Con Suárez se puede estar o no de acuerdo, pero está claro que va de frente con sus ideas. En cambio, el nacionalismo mainstream, el de Coalición Canaria, siempre ha soportado la sospecha del oportunismo: «Yo he visto pasar de un nacionalismo de izquierdas bastante desnortado (de niño escuchaba hablar del MPAIAC y luego estuve cerca del nacionalismo católico de izquierdas) a un nacionalismo de derechas que integraba a los independientes centristas de toda la vida (con frecuencia, la élite económica), intentando imitar marcas como CiU y PNV», explica el novelista Alexis Ravelo, autor de Los milagros prohibidos (editorial Siruela).
¿Y en qué ha consistido la relación de los gobiernos canarios dirigidos por Coalición Canaria con el Estado durante todos estos años? «En ser pedigüeños», responde Davide Paiser. «En preservar los privilegios de las élites», dice Suárez. «En jugar al juego de los trileros», dice Ravelo. «En tener al Estado para echarle la culpa de los fracasos», dice Carcedo. «En pelear contra la incomprensión de los funcionarios peninsulares», resume Saavedra.
Lo de la incomprensión tiene que ver con la geografía insular y la lejanía, que son un hándicap económico. ¿Es razonable que el Estado ponga algún incentivo que compense esas dificultades?
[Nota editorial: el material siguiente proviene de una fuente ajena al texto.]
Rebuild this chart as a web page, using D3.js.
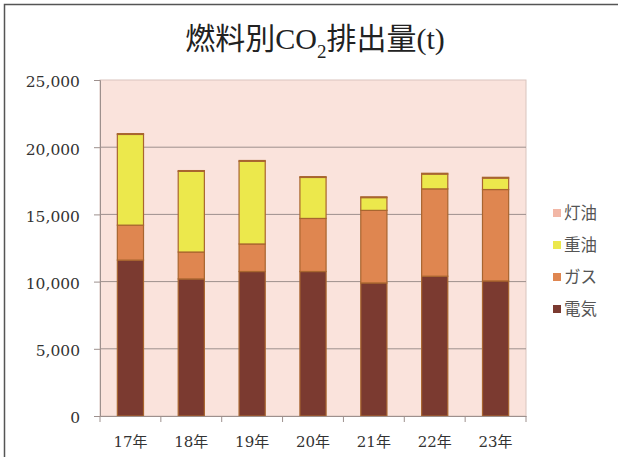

En Canarias está claro que sí; en Madrid, no tanto, pero nadie ha ido en serio contra esa doctrina. Y en esa aceptación está, seguramente, la clave de la pervivencia de Coalición Canaria.
Otra cosa es lo que se haga con la ayuda. El empresario Sergio Alonso dice que él «hubiese querido que todo esto se tradujeran en una bajada del IRPF y del Impuesto de Sociedades, como ha ocurrido en Ceuta. En cambio, los gobiernos de Canarias han preferido crear un sistema de subvenciones caro y confuso».
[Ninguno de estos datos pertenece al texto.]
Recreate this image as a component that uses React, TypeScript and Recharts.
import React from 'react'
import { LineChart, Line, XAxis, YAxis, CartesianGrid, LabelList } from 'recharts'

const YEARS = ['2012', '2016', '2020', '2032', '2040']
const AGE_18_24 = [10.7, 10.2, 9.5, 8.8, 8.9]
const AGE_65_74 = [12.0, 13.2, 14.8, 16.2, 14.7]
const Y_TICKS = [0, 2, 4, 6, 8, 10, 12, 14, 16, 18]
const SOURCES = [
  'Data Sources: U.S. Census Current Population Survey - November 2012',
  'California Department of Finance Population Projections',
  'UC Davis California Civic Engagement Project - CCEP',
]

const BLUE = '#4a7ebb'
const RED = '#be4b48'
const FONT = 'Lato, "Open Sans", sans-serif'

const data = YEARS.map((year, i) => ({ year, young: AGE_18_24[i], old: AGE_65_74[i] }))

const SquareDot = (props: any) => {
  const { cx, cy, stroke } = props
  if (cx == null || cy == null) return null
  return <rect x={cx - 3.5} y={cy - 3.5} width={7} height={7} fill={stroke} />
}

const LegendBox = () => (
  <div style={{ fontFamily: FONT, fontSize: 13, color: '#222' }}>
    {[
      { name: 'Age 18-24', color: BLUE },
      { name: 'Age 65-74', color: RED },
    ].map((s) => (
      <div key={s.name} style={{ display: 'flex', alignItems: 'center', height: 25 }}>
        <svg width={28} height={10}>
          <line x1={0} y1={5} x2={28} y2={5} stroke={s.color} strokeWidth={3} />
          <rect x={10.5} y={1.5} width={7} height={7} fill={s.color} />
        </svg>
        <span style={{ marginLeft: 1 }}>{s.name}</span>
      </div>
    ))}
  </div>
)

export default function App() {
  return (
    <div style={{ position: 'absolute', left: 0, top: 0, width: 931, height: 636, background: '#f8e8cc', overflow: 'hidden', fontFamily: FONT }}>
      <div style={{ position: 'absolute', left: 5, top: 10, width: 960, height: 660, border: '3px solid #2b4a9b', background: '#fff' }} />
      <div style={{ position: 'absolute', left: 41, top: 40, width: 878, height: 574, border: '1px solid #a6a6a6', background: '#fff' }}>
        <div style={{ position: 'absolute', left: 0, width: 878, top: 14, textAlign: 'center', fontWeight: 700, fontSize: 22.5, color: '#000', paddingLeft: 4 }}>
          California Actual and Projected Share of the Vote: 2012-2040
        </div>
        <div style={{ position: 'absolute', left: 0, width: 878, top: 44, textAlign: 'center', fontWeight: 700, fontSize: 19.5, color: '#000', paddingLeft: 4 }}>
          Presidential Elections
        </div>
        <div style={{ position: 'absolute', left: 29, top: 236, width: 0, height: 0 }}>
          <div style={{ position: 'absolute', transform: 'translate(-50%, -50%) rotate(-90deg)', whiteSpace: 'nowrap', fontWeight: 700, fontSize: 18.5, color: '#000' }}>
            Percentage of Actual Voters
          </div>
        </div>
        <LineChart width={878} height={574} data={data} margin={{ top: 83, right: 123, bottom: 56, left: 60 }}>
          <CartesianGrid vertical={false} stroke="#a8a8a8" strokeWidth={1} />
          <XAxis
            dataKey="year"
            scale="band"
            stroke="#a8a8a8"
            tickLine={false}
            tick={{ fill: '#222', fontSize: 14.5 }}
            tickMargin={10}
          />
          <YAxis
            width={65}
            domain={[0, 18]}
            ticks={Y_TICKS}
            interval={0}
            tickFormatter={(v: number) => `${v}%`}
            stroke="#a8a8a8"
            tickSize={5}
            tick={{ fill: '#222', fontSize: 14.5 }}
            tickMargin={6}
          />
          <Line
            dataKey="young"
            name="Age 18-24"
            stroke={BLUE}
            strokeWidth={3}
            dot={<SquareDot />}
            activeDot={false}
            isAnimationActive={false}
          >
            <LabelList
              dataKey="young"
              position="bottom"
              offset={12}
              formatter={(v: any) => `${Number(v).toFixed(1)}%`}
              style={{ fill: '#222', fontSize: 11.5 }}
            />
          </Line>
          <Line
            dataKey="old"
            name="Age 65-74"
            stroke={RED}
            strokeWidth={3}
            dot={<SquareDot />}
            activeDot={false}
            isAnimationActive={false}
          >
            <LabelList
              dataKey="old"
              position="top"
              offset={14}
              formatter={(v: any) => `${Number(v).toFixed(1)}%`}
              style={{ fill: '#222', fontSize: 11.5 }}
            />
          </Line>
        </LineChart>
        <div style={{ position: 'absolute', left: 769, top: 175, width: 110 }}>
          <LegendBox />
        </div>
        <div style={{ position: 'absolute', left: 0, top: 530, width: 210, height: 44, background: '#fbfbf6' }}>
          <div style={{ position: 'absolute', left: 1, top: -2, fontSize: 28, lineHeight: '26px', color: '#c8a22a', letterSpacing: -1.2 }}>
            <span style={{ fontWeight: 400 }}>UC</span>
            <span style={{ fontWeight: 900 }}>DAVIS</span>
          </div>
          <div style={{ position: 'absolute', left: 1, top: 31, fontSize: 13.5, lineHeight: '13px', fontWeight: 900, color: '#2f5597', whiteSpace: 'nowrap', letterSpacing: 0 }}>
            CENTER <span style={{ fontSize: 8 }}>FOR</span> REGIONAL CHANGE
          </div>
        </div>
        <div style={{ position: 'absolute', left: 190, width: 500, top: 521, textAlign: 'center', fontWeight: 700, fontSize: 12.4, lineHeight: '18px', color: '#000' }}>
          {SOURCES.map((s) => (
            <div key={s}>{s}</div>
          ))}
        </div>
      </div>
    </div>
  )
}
Ya sólo nos queda hablar de cultura. Va un secreto: cualquier canario sabe que hay más distancia cultural entre un isleño y un peninsular que la que separa a un un catalán de un madrileño. El sonido del idioma español, la arquitectura, la música, la gastronomía... Sin embargo, esa distancia raras veces se vive como un conflicto. Como explica Federico Utrera, el conflicto «murió por inanición».